— Start —
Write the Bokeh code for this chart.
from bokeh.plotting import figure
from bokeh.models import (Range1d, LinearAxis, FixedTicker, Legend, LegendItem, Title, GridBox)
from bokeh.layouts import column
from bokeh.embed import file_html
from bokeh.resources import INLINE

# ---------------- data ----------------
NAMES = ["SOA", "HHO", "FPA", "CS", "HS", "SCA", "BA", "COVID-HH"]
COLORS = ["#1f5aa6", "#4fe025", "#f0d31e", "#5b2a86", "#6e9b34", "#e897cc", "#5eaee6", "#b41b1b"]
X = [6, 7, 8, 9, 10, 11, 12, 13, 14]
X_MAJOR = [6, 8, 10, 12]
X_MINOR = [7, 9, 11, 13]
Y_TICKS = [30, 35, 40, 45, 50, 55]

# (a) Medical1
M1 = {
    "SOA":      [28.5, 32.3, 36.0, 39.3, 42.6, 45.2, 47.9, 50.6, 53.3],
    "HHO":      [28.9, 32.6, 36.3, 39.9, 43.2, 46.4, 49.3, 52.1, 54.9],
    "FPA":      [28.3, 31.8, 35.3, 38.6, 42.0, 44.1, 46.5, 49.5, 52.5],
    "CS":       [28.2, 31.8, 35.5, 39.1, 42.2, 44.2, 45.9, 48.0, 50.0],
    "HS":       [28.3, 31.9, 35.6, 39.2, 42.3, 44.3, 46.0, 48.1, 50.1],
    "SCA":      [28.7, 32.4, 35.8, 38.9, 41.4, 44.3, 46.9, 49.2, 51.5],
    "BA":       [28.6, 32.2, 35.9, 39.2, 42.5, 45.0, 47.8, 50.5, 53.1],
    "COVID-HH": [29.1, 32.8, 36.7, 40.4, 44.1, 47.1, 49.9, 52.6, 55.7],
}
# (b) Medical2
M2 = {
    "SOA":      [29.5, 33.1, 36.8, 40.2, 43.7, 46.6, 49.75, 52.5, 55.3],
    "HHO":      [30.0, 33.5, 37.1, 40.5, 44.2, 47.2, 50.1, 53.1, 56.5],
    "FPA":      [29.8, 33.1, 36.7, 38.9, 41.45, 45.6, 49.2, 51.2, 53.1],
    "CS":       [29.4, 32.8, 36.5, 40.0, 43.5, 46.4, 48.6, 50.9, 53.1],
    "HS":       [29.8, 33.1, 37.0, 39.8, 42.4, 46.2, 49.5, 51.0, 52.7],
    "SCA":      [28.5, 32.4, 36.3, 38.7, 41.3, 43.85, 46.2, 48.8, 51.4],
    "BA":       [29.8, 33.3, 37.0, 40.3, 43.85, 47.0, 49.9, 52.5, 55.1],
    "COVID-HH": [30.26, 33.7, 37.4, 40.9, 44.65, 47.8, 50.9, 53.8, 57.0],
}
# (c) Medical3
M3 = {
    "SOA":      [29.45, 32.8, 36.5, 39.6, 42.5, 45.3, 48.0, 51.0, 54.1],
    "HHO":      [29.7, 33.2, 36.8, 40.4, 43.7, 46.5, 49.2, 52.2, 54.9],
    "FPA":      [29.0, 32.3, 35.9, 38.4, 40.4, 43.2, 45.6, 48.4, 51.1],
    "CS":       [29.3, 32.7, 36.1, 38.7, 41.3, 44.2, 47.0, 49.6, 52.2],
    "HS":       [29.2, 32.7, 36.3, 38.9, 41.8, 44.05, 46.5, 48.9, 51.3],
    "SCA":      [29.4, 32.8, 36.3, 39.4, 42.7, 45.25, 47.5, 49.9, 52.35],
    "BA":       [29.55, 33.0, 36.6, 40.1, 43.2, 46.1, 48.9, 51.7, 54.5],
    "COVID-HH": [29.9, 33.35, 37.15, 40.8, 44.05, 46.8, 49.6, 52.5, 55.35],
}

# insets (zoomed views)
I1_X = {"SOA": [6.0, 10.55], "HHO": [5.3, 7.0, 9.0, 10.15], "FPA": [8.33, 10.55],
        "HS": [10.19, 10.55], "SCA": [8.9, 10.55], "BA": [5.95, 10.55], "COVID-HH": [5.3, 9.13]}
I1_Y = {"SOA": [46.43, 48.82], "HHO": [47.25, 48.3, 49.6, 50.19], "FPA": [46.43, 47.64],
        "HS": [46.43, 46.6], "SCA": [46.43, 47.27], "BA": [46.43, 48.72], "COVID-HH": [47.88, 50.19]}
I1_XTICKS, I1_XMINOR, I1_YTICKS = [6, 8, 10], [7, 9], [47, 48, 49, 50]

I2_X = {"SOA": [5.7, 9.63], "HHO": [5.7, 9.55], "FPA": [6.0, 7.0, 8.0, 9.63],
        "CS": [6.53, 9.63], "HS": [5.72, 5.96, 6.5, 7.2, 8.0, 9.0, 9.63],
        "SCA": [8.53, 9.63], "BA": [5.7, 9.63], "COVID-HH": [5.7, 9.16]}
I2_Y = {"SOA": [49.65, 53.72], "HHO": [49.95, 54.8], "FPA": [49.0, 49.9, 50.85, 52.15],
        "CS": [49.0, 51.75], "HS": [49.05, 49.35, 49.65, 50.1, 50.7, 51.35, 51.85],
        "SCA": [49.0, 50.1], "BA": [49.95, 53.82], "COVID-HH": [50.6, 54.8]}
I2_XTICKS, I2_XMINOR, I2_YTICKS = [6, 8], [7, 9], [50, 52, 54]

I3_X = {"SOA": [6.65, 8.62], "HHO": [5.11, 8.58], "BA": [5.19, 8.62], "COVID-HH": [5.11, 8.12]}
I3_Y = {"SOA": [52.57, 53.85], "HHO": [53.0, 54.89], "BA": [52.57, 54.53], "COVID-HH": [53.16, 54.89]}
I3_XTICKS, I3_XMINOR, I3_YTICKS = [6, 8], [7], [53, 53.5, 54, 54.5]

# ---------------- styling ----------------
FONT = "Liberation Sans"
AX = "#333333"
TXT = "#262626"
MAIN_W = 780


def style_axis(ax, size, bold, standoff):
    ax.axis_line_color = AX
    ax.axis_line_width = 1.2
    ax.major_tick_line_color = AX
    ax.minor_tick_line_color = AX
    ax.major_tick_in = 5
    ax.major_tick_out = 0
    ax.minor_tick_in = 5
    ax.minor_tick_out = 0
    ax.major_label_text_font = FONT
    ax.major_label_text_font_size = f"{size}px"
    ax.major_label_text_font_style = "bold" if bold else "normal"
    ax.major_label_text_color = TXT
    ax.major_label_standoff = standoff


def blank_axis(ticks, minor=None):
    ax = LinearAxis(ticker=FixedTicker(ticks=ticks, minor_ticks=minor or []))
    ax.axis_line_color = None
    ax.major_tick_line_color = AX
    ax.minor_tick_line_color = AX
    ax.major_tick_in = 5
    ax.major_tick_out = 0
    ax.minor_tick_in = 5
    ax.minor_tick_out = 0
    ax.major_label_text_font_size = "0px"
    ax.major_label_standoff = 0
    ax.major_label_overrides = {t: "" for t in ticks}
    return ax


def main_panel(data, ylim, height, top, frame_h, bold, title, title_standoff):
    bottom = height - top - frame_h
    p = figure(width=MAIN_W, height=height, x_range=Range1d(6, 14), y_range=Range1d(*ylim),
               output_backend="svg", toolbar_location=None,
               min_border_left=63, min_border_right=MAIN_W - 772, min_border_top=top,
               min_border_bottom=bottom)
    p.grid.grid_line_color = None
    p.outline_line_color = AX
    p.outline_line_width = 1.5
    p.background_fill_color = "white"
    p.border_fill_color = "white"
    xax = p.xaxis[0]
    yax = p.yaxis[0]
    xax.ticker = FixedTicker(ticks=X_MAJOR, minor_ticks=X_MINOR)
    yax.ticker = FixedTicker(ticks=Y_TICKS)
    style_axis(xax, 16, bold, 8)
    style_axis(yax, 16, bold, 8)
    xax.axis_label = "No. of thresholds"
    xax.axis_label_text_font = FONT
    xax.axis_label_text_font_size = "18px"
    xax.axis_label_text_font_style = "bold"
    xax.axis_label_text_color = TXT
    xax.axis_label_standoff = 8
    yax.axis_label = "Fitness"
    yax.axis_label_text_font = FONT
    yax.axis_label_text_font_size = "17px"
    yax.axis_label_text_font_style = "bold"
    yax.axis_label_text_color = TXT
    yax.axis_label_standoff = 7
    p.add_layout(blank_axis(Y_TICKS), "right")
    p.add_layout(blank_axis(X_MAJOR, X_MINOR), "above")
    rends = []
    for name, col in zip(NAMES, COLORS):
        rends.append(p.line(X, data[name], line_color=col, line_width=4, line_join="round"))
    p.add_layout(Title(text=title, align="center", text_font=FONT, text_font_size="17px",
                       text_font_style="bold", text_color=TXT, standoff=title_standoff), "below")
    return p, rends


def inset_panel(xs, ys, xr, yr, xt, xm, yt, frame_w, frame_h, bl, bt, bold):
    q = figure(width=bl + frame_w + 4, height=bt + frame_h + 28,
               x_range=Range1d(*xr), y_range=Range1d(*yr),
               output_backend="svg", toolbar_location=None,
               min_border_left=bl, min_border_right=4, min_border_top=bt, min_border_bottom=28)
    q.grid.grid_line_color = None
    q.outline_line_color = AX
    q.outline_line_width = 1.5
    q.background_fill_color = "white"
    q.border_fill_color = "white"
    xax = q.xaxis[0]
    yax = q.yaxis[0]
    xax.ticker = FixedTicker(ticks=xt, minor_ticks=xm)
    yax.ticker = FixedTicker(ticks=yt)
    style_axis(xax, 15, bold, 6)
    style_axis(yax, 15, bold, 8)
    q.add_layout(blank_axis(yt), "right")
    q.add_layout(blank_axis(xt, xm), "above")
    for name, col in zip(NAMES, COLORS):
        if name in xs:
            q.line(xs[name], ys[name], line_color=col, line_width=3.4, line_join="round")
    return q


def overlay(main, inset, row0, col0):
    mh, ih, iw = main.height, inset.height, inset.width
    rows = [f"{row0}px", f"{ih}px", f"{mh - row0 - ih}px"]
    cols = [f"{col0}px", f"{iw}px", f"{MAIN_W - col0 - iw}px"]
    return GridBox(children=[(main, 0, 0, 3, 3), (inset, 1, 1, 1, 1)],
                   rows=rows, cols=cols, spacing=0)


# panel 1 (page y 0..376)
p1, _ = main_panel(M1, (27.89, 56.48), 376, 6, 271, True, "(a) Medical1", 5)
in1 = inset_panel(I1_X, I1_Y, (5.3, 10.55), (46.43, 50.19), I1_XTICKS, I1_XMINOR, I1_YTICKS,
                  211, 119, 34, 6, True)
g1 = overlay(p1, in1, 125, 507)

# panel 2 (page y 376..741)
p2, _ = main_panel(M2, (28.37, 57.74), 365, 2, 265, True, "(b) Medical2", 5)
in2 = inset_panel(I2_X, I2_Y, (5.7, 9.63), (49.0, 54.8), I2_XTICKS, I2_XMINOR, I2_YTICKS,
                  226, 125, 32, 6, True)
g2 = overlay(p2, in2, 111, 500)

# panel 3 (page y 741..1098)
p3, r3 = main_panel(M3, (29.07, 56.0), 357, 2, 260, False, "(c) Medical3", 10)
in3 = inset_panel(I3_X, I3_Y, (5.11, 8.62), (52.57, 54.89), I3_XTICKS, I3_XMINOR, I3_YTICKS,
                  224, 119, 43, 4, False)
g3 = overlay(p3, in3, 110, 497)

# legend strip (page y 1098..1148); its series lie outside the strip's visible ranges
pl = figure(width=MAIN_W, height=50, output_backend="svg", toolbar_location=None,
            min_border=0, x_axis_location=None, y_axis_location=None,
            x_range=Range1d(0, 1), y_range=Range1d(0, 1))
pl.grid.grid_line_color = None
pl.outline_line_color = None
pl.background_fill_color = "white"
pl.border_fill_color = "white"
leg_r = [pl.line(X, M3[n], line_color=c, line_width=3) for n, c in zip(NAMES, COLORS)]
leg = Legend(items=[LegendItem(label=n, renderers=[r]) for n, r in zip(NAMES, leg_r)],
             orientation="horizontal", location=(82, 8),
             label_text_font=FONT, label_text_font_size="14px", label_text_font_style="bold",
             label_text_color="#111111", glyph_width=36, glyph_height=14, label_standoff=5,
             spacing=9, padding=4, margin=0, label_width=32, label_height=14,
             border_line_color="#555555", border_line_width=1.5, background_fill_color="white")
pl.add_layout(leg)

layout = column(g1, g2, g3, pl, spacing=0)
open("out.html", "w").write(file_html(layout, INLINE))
— End —
— Start —
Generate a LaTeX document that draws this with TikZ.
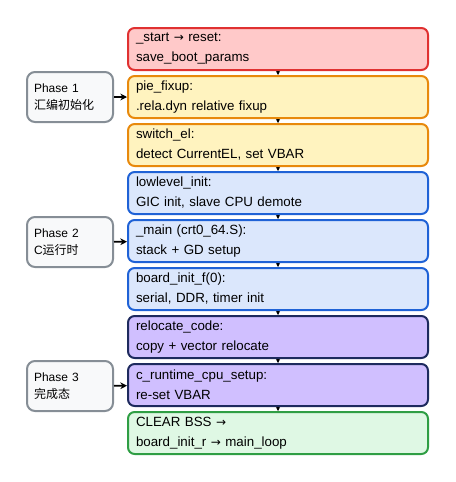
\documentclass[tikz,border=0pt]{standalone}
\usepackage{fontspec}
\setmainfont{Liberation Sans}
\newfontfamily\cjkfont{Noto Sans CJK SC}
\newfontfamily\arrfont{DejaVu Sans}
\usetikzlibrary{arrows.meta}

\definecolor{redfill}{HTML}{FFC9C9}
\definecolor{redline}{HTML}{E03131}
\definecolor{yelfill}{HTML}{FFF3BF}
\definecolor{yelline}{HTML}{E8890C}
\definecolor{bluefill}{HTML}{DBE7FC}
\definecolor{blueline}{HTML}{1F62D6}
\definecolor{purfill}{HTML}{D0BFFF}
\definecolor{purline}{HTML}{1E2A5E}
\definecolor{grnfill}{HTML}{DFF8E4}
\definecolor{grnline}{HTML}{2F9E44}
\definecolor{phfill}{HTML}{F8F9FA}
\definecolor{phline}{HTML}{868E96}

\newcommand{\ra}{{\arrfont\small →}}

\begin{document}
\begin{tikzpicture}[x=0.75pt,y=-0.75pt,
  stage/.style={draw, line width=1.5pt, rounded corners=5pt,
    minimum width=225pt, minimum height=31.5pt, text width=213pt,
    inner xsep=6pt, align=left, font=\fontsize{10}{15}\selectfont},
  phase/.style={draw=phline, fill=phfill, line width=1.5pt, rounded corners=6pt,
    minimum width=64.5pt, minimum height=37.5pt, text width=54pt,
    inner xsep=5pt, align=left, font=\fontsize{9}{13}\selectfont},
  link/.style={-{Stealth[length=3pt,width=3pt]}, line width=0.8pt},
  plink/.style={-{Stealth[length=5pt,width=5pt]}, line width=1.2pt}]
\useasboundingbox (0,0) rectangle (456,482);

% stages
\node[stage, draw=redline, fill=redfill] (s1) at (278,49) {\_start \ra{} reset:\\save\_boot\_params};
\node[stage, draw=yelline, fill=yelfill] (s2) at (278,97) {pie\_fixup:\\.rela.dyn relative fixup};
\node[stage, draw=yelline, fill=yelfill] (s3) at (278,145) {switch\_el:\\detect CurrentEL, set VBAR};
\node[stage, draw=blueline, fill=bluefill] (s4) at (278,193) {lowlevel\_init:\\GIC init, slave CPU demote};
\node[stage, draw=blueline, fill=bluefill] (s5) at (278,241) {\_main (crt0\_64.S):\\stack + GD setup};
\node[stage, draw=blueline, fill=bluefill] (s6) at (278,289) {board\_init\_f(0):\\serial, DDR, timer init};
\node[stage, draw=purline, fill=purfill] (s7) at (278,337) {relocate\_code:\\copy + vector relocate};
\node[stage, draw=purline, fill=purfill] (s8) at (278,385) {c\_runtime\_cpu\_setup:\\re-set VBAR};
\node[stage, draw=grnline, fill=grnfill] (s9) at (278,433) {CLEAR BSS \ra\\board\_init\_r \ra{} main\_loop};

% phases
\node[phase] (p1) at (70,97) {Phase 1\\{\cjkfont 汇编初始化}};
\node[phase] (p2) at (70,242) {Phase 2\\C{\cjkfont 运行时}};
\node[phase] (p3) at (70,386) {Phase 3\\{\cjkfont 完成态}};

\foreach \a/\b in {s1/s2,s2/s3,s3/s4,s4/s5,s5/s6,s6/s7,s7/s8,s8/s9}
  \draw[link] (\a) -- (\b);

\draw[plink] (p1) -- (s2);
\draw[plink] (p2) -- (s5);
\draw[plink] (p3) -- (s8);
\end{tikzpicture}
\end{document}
— End —
— Start —
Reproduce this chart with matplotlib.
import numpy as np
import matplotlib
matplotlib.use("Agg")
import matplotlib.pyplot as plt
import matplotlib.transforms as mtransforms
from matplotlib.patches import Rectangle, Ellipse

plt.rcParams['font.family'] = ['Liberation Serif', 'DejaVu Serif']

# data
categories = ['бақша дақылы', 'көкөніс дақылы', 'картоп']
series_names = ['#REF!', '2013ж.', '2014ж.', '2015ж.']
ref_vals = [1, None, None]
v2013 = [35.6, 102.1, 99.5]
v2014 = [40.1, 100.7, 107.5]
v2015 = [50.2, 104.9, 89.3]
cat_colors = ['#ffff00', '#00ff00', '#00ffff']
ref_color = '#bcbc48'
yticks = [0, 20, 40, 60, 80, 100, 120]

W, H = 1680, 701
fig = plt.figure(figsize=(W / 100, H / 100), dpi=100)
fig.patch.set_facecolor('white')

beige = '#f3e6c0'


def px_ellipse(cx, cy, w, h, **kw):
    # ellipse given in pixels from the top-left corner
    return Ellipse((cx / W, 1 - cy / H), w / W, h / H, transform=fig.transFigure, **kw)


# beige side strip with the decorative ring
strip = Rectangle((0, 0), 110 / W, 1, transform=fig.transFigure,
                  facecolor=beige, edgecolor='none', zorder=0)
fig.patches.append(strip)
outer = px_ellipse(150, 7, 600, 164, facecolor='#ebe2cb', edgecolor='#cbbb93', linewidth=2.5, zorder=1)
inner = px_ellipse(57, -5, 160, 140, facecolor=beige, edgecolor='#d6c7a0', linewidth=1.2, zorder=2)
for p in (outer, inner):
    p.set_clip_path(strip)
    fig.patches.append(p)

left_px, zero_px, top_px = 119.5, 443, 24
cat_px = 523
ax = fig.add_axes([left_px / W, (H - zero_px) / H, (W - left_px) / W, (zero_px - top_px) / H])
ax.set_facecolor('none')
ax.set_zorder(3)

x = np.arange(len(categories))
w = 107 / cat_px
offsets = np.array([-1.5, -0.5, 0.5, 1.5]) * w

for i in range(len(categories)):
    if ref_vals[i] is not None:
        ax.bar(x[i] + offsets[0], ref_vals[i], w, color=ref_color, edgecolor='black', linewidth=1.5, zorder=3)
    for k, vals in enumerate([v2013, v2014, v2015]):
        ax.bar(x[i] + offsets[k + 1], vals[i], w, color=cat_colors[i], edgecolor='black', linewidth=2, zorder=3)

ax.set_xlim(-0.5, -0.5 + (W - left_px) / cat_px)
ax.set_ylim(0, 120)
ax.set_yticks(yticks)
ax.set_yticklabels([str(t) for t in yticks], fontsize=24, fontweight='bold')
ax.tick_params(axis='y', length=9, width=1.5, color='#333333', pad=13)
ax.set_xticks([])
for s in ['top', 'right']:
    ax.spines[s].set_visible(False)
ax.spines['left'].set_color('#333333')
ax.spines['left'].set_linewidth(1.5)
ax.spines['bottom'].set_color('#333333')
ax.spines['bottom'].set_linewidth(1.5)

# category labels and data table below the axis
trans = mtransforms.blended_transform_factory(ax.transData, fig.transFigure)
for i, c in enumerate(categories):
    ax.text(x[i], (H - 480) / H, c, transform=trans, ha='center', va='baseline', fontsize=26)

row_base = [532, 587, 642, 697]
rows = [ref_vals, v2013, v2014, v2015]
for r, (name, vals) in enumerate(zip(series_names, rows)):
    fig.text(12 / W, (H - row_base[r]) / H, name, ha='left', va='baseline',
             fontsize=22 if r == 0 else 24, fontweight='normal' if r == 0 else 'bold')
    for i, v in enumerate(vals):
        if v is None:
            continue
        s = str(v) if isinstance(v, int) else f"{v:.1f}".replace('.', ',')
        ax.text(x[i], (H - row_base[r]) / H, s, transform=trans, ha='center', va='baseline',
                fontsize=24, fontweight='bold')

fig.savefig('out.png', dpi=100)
— End —
■ Aim
From the records above, transcribe without alteration every line from the one with "Reproduce this chart with matplotlib." to the one with "beige = '#f3e6c0'", inclusive.

■ Exercise response
Reproduce this chart with matplotlib.
import numpy as np
import matplotlib
matplotlib.use("Agg")
import matplotlib.pyplot as plt
import matplotlib.transforms as mtransforms
from matplotlib.patches import Rectangle, Ellipse

plt.rcParams['font.family'] = ['Liberation Serif', 'DejaVu Serif']

# data
categories = ['бақша дақылы', 'көкөніс дақылы', 'картоп']
series_names = ['#REF!', '2013ж.', '2014ж.', '2015ж.']
ref_vals = [1, None, None]
v2013 = [35.6, 102.1, 99.5]
v2014 = [40.1, 100.7, 107.5]
v2015 = [50.2, 104.9, 89.3]
cat_colors = ['#ffff00', '#00ff00', '#00ffff']
ref_color = '#bcbc48'
yticks = [0, 20, 40, 60, 80, 100, 120]

W, H = 1680, 701
fig = plt.figure(figsize=(W / 100, H / 100), dpi=100)
fig.patch.set_facecolor('white')

beige = '#f3e6c0'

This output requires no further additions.